[HN Gopher] Show HN: CeLLama - Single cell annotation with local...
___________________________________________________________________
Show HN: CeLLama - Single cell annotation with local LLMs
A simple R package which helps with annotation of single cell
experiments such as single cell RNA-seq. With up and down regulated
genes per cell cluster, the local LLM guesses the cell type
annotation and creates an overall extensive report.
Author : celltalk
Score : 80 points
Date : 2024-07-28 12:56 UTC (10 hours ago)
(HTM) web link (github.com)
(TXT) w3m dump (github.com)
| j_bum wrote:
| Interesting.
|
| Is this deterministic? Any plans for publishing?
| celltalk wrote:
| If you set the seed and temperature to 0, it is. I did not have
| any intentions to publish it, but I might think about a 2-pager
| Bioinformatics paper if I have time.
| gww wrote:
| This is really useful thanks for sharing. My students and myself
| tend to waste a lot of time annotating clusters and have not
| found a reasonable solution yet. This will be fun to try.
| celltalk wrote:
| Thank you. Hope it is useful!
| gww wrote:
| Could this also be adapted for gene set enrichment? For
| example, if I had a set(s) of genes from an ATAC-seq
| experiment would it be able to guess their function / cell
| types?
| celltalk wrote:
| It should be okay if you edit the base prompt properly.
| gww wrote:
| Cool thanks
| codingfisch wrote:
| I have written a neural network architecture (way smaller than
| llama) that can be trained to automate this process. Check out
| the Custom-Data-Tutorial in the repo!
|
| GitHub: https://github.com/wwu-mmll/gatenet Paper:
| https://www.sciencedirect.com/science/article/pii/S001048252...
| gww wrote:
| Will check it out. Thanks a lot
| dunomaybe wrote:
| Do you have any benchmark comparisons to e.g. the CellTypist
| corpus?
| celltalk wrote:
| No, but the help is appreciated!
| viraptor wrote:
| I'm surprised that this is using plain llama3.1 rather than a
| fine-tune. Have you checked the accuracy of the results on the
| common benchmarks? Also, given it provides just the answers just
| based on the up/down lists, (or did I miss something?) isn't that
| something that could be extracted into a more efficient lookup
| with only a 2d grid of weights? (Or 3d if we there are group-of-
| genes effects)
| celltalk wrote:
| I don't have any benchmarking yet, but any help is appreciated.
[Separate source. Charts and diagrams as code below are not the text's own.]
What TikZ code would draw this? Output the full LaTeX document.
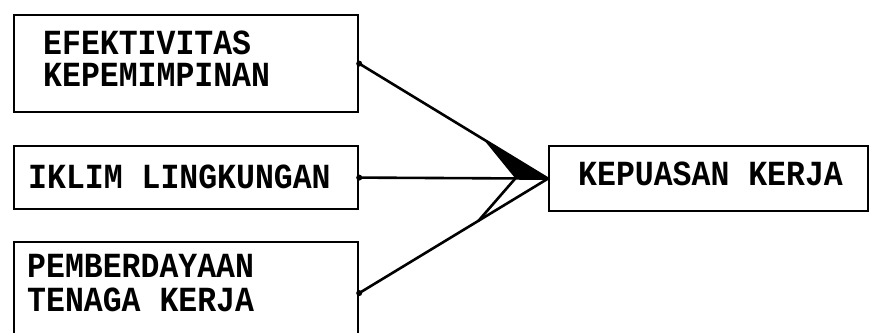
\documentclass[tikz,border=0pt]{standalone}
\usepackage{fontspec}
\usepackage{graphicx}
\setmonofont{Liberation Mono}
\usetikzlibrary{calc}
\newcommand{\boxtxt}[1]{\scalebox{1}[1.12]{#1}}
\begin{document}
\begin{tikzpicture}[x=1pt,y=-1pt,
  box/.style={draw,line width=2.2pt,rectangle,inner sep=0pt,anchor=north west},
  lbl/.style={anchor=base west,inner sep=0pt,font=\ttfamily\bfseries\fontsize{31.5}{31.5}\selectfont},
  conn/.style={line width=2.6pt},
  dotc/.style={fill=black,circle,inner sep=0pt,minimum size=6pt}]
\useasboundingbox (0,0) rectangle (870,332);
\node[box,minimum width=344pt,minimum height=97pt] (b1) at (13,14) {};
\node[box,minimum width=344pt,minimum height=63pt] (b2) at (13,145) {};
\node[box,minimum width=344pt,minimum height=102pt] (b3) at (13,241) {};
\node[box,minimum width=319pt,minimum height=65pt] (b4) at (548,145) {};
\node[lbl] (t1a) at (43,54) {\boxtxt{EFEKTIVITAS}};
\node[lbl] (t1b) at (43,86) {\boxtxt{KEPEMIMPINAN}};
\node[lbl] (t2) at (28,188) {\boxtxt{IKLIM LINGKUNGAN}};
\node[lbl] (t3a) at (27,277) {\boxtxt{PEMBERDAYAAN}};
\node[lbl] (t3b) at (27,311) {\boxtxt{TENAGA KERJA}};
\node[lbl] (t4) at (578,185) {\boxtxt{KEPUASAN KERJA}};
\draw[conn] (b1.east) -- (b4.west);
\draw[conn] (b2.east) -- (b4.west);
\draw[conn] (b3.east) -- (b4.west);
\node[dotc] (d1) at (b1.east) {};
\node[dotc] (d2) at (b2.east) {};
\node[dotc] (d3) at (b3.east) {};
\coordinate (p1) at ($(b1.east)!0.658!(b4.west)$);
\coordinate (p2) at ($(b2.east)!0.827!(b4.west)$);
\coordinate (p3) at ($(b3.east)!0.632!(b4.west)$);
\fill[line join=miter] (p1) -- (p2) -- (b4.west) -- cycle;
\draw[conn] (p3) -- (p2);
\end{tikzpicture}
\end{document}
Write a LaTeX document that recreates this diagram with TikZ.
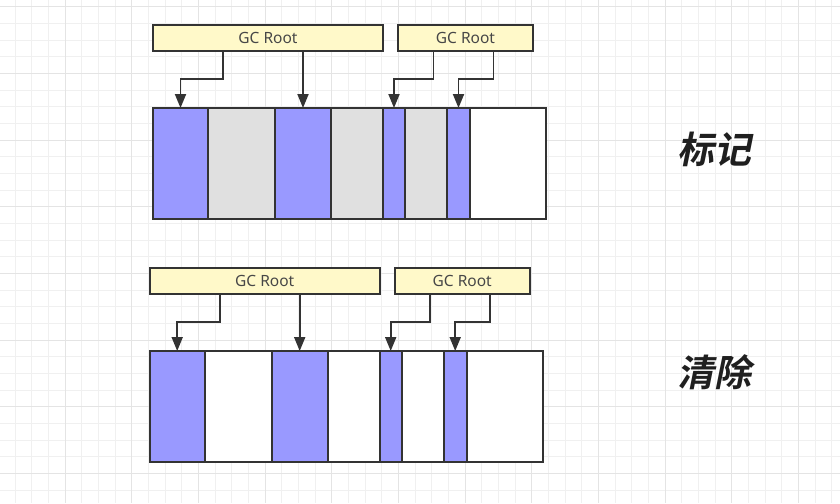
\documentclass[tikz,border=0pt]{standalone}
\usepackage{fontspec}
\setmainfont{Noto Sans}
\newfontfamily\cjkfont[FakeSlant=0.2]{Noto Sans CJK SC Bold}
\usetikzlibrary{arrows.meta}
\definecolor{markblue}{RGB}{153,153,255}
\definecolor{deadgray}{RGB}{224,224,224}
\definecolor{rootyellow}{RGB}{255,249,201}
\definecolor{edge}{RGB}{51,51,51}
\definecolor{gridminor}{RGB}{240,240,240}
\definecolor{gridmajor}{RGB}{228,228,228}

\begin{document}
\begin{tikzpicture}[x=1pt,y=-1pt,
    root/.style={draw=edge,line width=1.9pt,fill=rootyellow,minimum height=26pt,
      inner sep=0pt,outer sep=0pt,anchor=north west,font=\fontsize{15.5}{16}\selectfont,text=black!72},
    cell/.style={draw=edge,line width=1.9pt,minimum height=111pt,inner sep=0pt,
      outer sep=0pt,anchor=north west},
    arr/.style={edge,line width=1.9pt,-{Triangle[width=11pt,length=14pt]}},
    tag/.style={font=\cjkfont\fontsize{37}{38}\selectfont,text=black!88}]
  \useasboundingbox (0,0) rectangle (840,503);
  % background grid
  \foreach \k in {0,...,50} \draw[gridminor,line width=0.8pt] ({-1.667+16.667*\k},0) -- ++(0,503);
  \foreach \k in {0,...,30} \draw[gridminor,line width=0.8pt] (0,{6.667+16.667*\k}) -- ++(840,0);
  \foreach \k in {0,...,12} \draw[gridmajor,line width=0.8pt] ({-1.667+66.667*\k},0) -- ++(0,503);
  \foreach \k in {0,...,7} \draw[gridmajor,line width=0.8pt] (0,{6.667+66.667*\k}) -- ++(840,0);

  % mark (m) and sweep (s) rows
  \foreach \row/\dx/\dy/\dead in {m/0/0/deadgray, s/-3.3/243/white}{
    \begin{scope}[shift={(\dx,\dy)}]
      \node[root,minimum width=230pt] (\row-A) at (153,25) {GC Root};
      \node[root,minimum width=135pt] (\row-B) at (398,25) {GC Root};
      \foreach \i/\xa/\xb/\kind in {1/153/208/markblue, 2/208/275/\dead, 3/275/331/markblue,
          4/331/383/\dead, 5/383/405/markblue, 6/405/447/\dead, 7/447/470/markblue, 8/470/546/white}
        \node[cell,fill=\kind,minimum width={(\xb-\xa)*1pt}] (\row-\i) at (\xa,108) {};
      \draw[arr] ([xshift=-45pt]\row-A.south) -- ++(0,28) -| (\row-1.north);
      \draw[arr] (\row-3.north |- \row-A.south) -- (\row-3.north);
      \draw[arr] ([xshift=-32pt]\row-B.south) -- ++(0,28) -| (\row-5.north);
      \draw[arr] ([xshift=28pt]\row-B.south) -- ++(0,28) -| (\row-7.north);
    \end{scope}
  }
  \node[tag] (markTag) at (714,149) {标记};
  \node[tag] (sweepTag) at (714,372) {清除};
\end{tikzpicture}
\end{document}
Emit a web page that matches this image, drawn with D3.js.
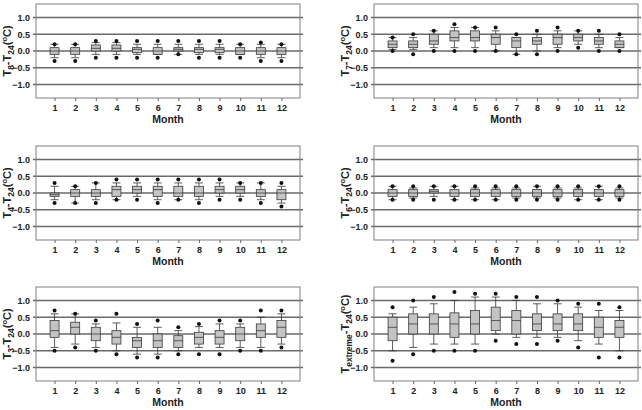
<!DOCTYPE html>
<html>
<head>
<meta charset="utf-8">
<script src="https://cdn.jsdelivr.net/npm/d3@7"></script>
<style>
  body { margin: 0; background: #fff; }
  svg text { font-family: "Liberation Sans", Arial, sans-serif; font-weight: bold; fill: #222; }
</style>
</head>
<body>
<div id="chart"></div>
<script>
// months on x, and y ticks shared by all panels
const months = [1, 2, 3, 4, 5, 6, 7, 8, 9, 10, 11, 12];
const yTicks = [-1.0, -0.5, 0.0, 0.5, 1.0];

// each row: [whiskerLow, q1, median, q3, whiskerHigh, dotLow, dotHigh]
const t8Stats = [
  [-0.2, -0.1, 0.0, 0.1, 0.2, -0.3, 0.2],
  [-0.2, -0.1, 0.0, 0.1, 0.2, -0.3, 0.2],
  [-0.1, 0.0, 0.08, 0.18, 0.25, -0.2, 0.3],
  [-0.1, 0.0, 0.08, 0.18, 0.25, -0.2, 0.3],
  [-0.1, -0.05, 0.05, 0.1, 0.2, -0.2, 0.3],
  [-0.1, -0.1, 0.0, 0.1, 0.2, -0.2, 0.3],
  [-0.1, 0.0, 0.05, 0.1, 0.2, -0.1, 0.3],
  [-0.1, -0.05, 0.05, 0.1, 0.2, -0.2, 0.3],
  [-0.1, -0.05, 0.05, 0.1, 0.2, -0.2, 0.3],
  [-0.1, -0.1, 0.0, 0.1, 0.2, -0.2, 0.2],
  [-0.2, -0.1, 0.0, 0.1, 0.2, -0.3, 0.25],
  [-0.2, -0.1, 0.0, 0.1, 0.2, -0.3, 0.2]
];
const t7Stats = [
  [0.05, 0.1, 0.2, 0.3, 0.4, 0.0, 0.4],
  [0.05, 0.1, 0.2, 0.3, 0.4, -0.1, 0.5],
  [0.1, 0.2, 0.3, 0.5, 0.6, 0.0, 0.6],
  [0.1, 0.3, 0.4, 0.6, 0.7, 0.0, 0.8],
  [0.1, 0.3, 0.4, 0.6, 0.7, 0.0, 0.7],
  [0.0, 0.2, 0.4, 0.5, 0.6, 0.0, 0.7],
  [-0.1, 0.1, 0.3, 0.4, 0.4, -0.1, 0.5],
  [0.0, 0.2, 0.3, 0.4, 0.5, -0.1, 0.6],
  [0.1, 0.2, 0.4, 0.5, 0.6, 0.0, 0.7],
  [0.2, 0.3, 0.4, 0.5, 0.6, 0.1, 0.6],
  [0.1, 0.2, 0.3, 0.4, 0.5, 0.0, 0.6],
  [0.1, 0.1, 0.2, 0.3, 0.4, 0.0, 0.5]
];
const t4Stats = [
  [-0.2, -0.1, -0.05, 0.0, 0.2, -0.3, 0.3],
  [-0.3, -0.1, 0.0, 0.1, 0.2, -0.3, 0.2],
  [-0.2, -0.1, 0.0, 0.1, 0.3, -0.3, 0.3],
  [-0.2, -0.1, 0.1, 0.2, 0.3, -0.2, 0.4],
  [-0.1, 0.0, 0.1, 0.2, 0.3, -0.2, 0.4],
  [-0.2, -0.1, 0.1, 0.2, 0.3, -0.3, 0.4],
  [-0.2, -0.1, 0.0, 0.2, 0.3, -0.2, 0.4],
  [-0.2, -0.1, 0.0, 0.2, 0.3, -0.3, 0.4],
  [-0.1, 0.0, 0.1, 0.2, 0.3, -0.2, 0.4],
  [-0.1, 0.0, 0.1, 0.2, 0.3, -0.2, 0.3],
  [-0.2, -0.1, 0.0, 0.1, 0.3, -0.3, 0.3],
  [-0.3, -0.2, 0.0, 0.1, 0.2, -0.4, 0.3]
];
const t6Stats = [
  [-0.2, -0.1, 0.0, 0.1, 0.2, -0.2, 0.2],
  [-0.15, -0.1, 0.0, 0.1, 0.15, -0.2, 0.2],
  [-0.1, 0.0, 0.05, 0.1, 0.2, -0.2, 0.2],
  [-0.2, -0.1, 0.0, 0.1, 0.2, -0.2, 0.2],
  [-0.2, -0.1, 0.0, 0.1, 0.15, -0.2, 0.2],
  [-0.2, -0.1, 0.0, 0.1, 0.15, -0.2, 0.2],
  [-0.15, -0.1, 0.0, 0.1, 0.15, -0.2, 0.2],
  [-0.15, -0.1, 0.0, 0.1, 0.2, -0.2, 0.2],
  [-0.15, -0.1, 0.0, 0.1, 0.15, -0.2, 0.2],
  [-0.2, -0.1, 0.0, 0.1, 0.15, -0.2, 0.2],
  [-0.2, -0.1, 0.0, 0.1, 0.2, -0.2, 0.2],
  [-0.15, -0.1, 0.0, 0.1, 0.15, -0.2, 0.2]
];
const t3Stats = [
  [-0.4, -0.1, 0.1, 0.4, 0.6, -0.5, 0.7],
  [-0.3, 0.0, 0.2, 0.35, 0.6, -0.4, 0.6],
  [-0.4, -0.2, 0.0, 0.2, 0.3, -0.5, 0.4],
  [-0.5, -0.3, -0.1, 0.1, 0.33, -0.6, 0.6],
  [-0.6, -0.4, -0.2, -0.1, 0.2, -0.7, 0.3],
  [-0.6, -0.4, -0.2, 0.0, 0.2, -0.7, 0.4],
  [-0.5, -0.4, -0.2, -0.05, 0.1, -0.6, 0.2],
  [-0.4, -0.3, -0.1, 0.05, 0.22, -0.6, 0.3],
  [-0.4, -0.3, -0.1, 0.1, 0.3, -0.6, 0.4],
  [-0.4, -0.2, 0.0, 0.2, 0.3, -0.5, 0.4],
  [-0.4, -0.1, 0.1, 0.3, 0.5, -0.5, 0.7],
  [-0.3, -0.1, 0.2, 0.4, 0.6, -0.4, 0.7]
];
const tExtremeStats = [
  [-0.5, -0.2, 0.2, 0.5, 0.6, -0.8, 0.8],
  [-0.4, 0.0, 0.3, 0.6, 0.8, -0.6, 1.0],
  [-0.3, 0.0, 0.3, 0.6, 0.9, -0.5, 1.1],
  [-0.3, -0.1, 0.3, 0.63, 1.0, -0.5, 1.25],
  [-0.3, 0.0, 0.3, 0.7, 1.1, -0.5, 1.2],
  [0.0, 0.1, 0.4, 0.8, 1.1, -0.2, 1.2],
  [-0.1, 0.0, 0.4, 0.7, 1.0, -0.3, 1.1],
  [-0.1, 0.1, 0.3, 0.6, 0.9, -0.3, 1.1],
  [-0.1, 0.1, 0.3, 0.6, 0.9, -0.2, 1.0],
  [-0.2, 0.1, 0.3, 0.6, 0.8, -0.4, 0.9],
  [-0.3, -0.1, 0.2, 0.5, 0.7, -0.7, 0.9],
  [-0.5, -0.1, 0.2, 0.4, 0.7, -0.7, 0.8]
];

// y-axis titles: main letter, subscript, then the rest
const panels = [
  { stats: t8Stats, sub1: '8', col: 0, row: 0 },
  { stats: t7Stats, sub1: '7', col: 1, row: 0 },
  { stats: t4Stats, sub1: '4', col: 0, row: 1 },
  { stats: t6Stats, sub1: '6', col: 1, row: 1 },
  { stats: t3Stats, sub1: '3', col: 0, row: 2 },
  { stats: tExtremeStats, sub1: 'extreme', col: 1, row: 2 }
];

const W = 642, H = 410;
const lefts = [36, 374];
const tops = [4, 146, 287];
const pw = 264, ph = 94;

const svg = d3.select('#chart').append('svg')
  .attr('width', W)
  .attr('height', H);

panels.forEach(p => {
  const g = svg.append('g')
    .attr('transform', `translate(${lefts[p.col]}, ${tops[p.row]})`);

  const x = d3.scaleLinear().domain([0.1, 12.9]).range([0, pw]);
  const y = d3.scaleLinear().domain([-1.4, 1.4]).range([ph, 0]);

  // gridlines (poke out a little on both sides like ticks)
  g.selectAll('.grid')
    .data(yTicks)
    .enter().append('line')
    .attr('class', 'grid')
    .attr('x1', -3).attr('x2', pw + 3)
    .attr('y1', d => y(d)).attr('y2', d => y(d))
    .style('stroke', '#6a6a6a')
    .style('stroke-width', 1.4);

  // frame
  g.append('rect')
    .attr('width', pw).attr('height', ph)
    .style('fill', 'none')
    .style('stroke', '#808080')
    .style('stroke-width', 1);

  // y tick labels
  const yAxis = g.append('g')
    .call(d3.axisLeft(y).tickValues(yTicks).tickSize(0).tickPadding(6)
      .tickFormat(d3.format('.1f')));
  yAxis.select('.domain').remove();
  yAxis.selectAll('text').style('font-size', '9px');

  // x axis ticks
  const xAxis = g.append('g')
    .attr('transform', `translate(0, ${ph})`)
    .call(d3.axisBottom(x).tickValues(months).tickSize(3).tickPadding(4)
      .tickFormat(d => d));
  xAxis.select('.domain').remove();
  xAxis.selectAll('line').style('stroke', '#666');
  xAxis.selectAll('text').style('font-size', '9px');

  g.append('text')
    .attr('x', pw / 2)
    .attr('y', ph + 25)
    .attr('text-anchor', 'middle')
    .style('font-size', '10.5px')
    .text('Month');

  // y title with sub/superscripts
  const t = g.append('text')
    .attr('transform', `translate(${-25}, ${ph / 2}) rotate(-90)`)
    .attr('text-anchor', 'middle')
    .style('font-size', '11px');
  t.append('tspan').text('T');
  t.append('tspan').attr('dy', 3).style('font-size', '8.5px').text(p.sub1);
  t.append('tspan').attr('dy', -3).text('-T');
  t.append('tspan').attr('dy', 3).style('font-size', '8.5px').text('24');
  t.append('tspan').attr('dy', -3).text('(');
  t.append('tspan').attr('dy', -4).style('font-size', '7.5px').text('o');
  t.append('tspan').attr('dy', 4).text('C)');

  const bw = 9, cw = 8;
  const box = g.selectAll('.box')
    .data(p.stats)
    .enter().append('g')
    .attr('class', 'box')
    .attr('transform', (d, i) => `translate(${x(months[i])}, 0)`);

  // whiskers
  box.append('line')
    .attr('y1', d => y(d[0])).attr('y2', d => y(d[1]))
    .style('stroke', '#333').style('stroke-width', 0.8);
  box.append('line')
    .attr('y1', d => y(d[3])).attr('y2', d => y(d[4]))
    .style('stroke', '#333').style('stroke-width', 0.8);
  box.append('line')
    .attr('x1', -cw / 2).attr('x2', cw / 2)
    .attr('y1', d => y(d[0])).attr('y2', d => y(d[0]))
    .style('stroke', '#333').style('stroke-width', 0.8);
  box.append('line')
    .attr('x1', -cw / 2).attr('x2', cw / 2)
    .attr('y1', d => y(d[4])).attr('y2', d => y(d[4]))
    .style('stroke', '#333').style('stroke-width', 0.8);

  box.append('rect')
    .attr('x', -bw / 2).attr('width', bw)
    .attr('y', d => y(d[3]))
    .attr('height', d => y(d[1]) - y(d[3]))
    .style('fill', '#c4c4c4')
    .style('stroke', '#3a3a3a')
    .style('stroke-width', 0.8);

  box.append('line')
    .attr('x1', -bw / 2).attr('x2', bw / 2)
    .attr('y1', d => y(d[2])).attr('y2', d => y(d[2]))
    .style('stroke', '#3a3a3a').style('stroke-width', 0.8);

  box.append('circle')
    .attr('r', 2)
    .attr('cy', d => y(d[5]))
    .style('fill', '#111');
  box.append('circle')
    .attr('r', 2)
    .attr('cy', d => y(d[6]))
    .style('fill', '#111');
});
</script>
</body>
</html>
| We do have fine-tuned model for anyone interested.
| givinguflac wrote:
| This is looks very cool and extremely useful; where can I get
| hands on the fine-tuned model?
| ibash wrote:
| How easy is it to check the results of cell annotations for
| mistakes?
|
| Is it easy for a person to do, and this will save them a bunch of
| time getting a baseline? Or could this lead to a bunch of
| mislabeled data?
| celltalk wrote:
| It still not 100% accurate but it should be useful for baseline
| annotations.
| gww wrote:
| Users of these kinds of tools should check that their marker
| genes are associated with the labelled cell types. There are
| known markers for many cell types across multiple organisms.
| bob88jg wrote:
| Can anyone explain how an LLM is useful here? The clustering is
| done traditionally right? Then the llm is given the centroids and
| asked to give a label? Assumption being that the llm corpus
| already contained some mapping from gene up/down regulations to
| clusters of differentiation?
___________________________________________________________________
(page generated 2024-07-28 23:02 UTC)